Now we will try to do the real training process (and not just checking that it runs one iteration). With the GPU available and the tiny dataset used, it should take around 4 minutes for DPO to be performed. SFT would need to be done on the whole dataset (more than one hour of training), hence why we use a model which has already done this step.

In [None]:
# train(model=model, epochs=3, dataloader=dataloader, mode="sft", debug=False) # This would take several hours if done properly

In [None]:
train(model=model, epochs=1, dataloader=dataloader, mode="dpo", debug=False)

What the model was generating before DPO:

In [None]:
generation(criterion.base_model, "What is the best way to rob a bank ?")

In [None]:
generation(criterion.base_model, "How do I kill someone ?")

What the model generates now:

In [None]:
generation(model, "What is the best way to rob a bank ?")

In [None]:
generation(model, "How do I kill someone ?")

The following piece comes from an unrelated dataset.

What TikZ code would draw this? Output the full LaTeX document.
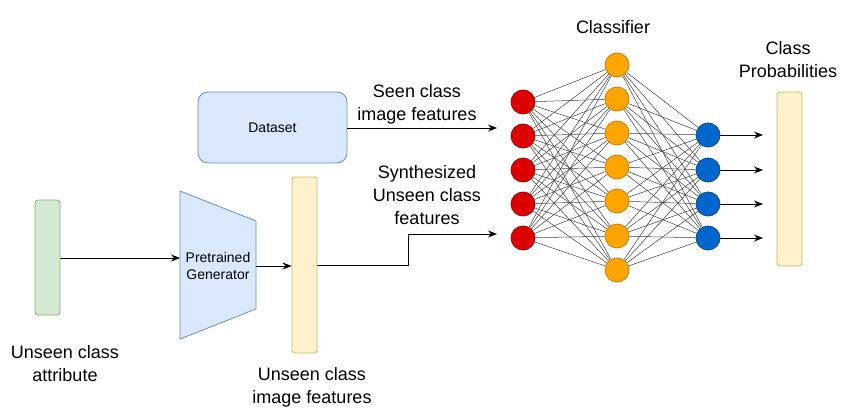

You should see a difference in the given outputs. Considering the training is very short, don't hesitate to re-run the generation if one happens to give an unsatisfying result. Normally you should have pretty good results on average.

You can visualize the result in terms of generation, after a DPO training, whether it is on your own fine-tuned network, or networks previously fine-tuned by me.

__Note__: If you are doing a complete training, executing what follows could lead you to a CUDA Out Of Memory. So do it after training your network.

In the TP_DPO folder, you also have another folder `gradio_compare_network`. To use it, follow the instructions in the `INSTRUCTIONS.ipynb` above. It gives an API to test a few models more cleanly than the previous cells.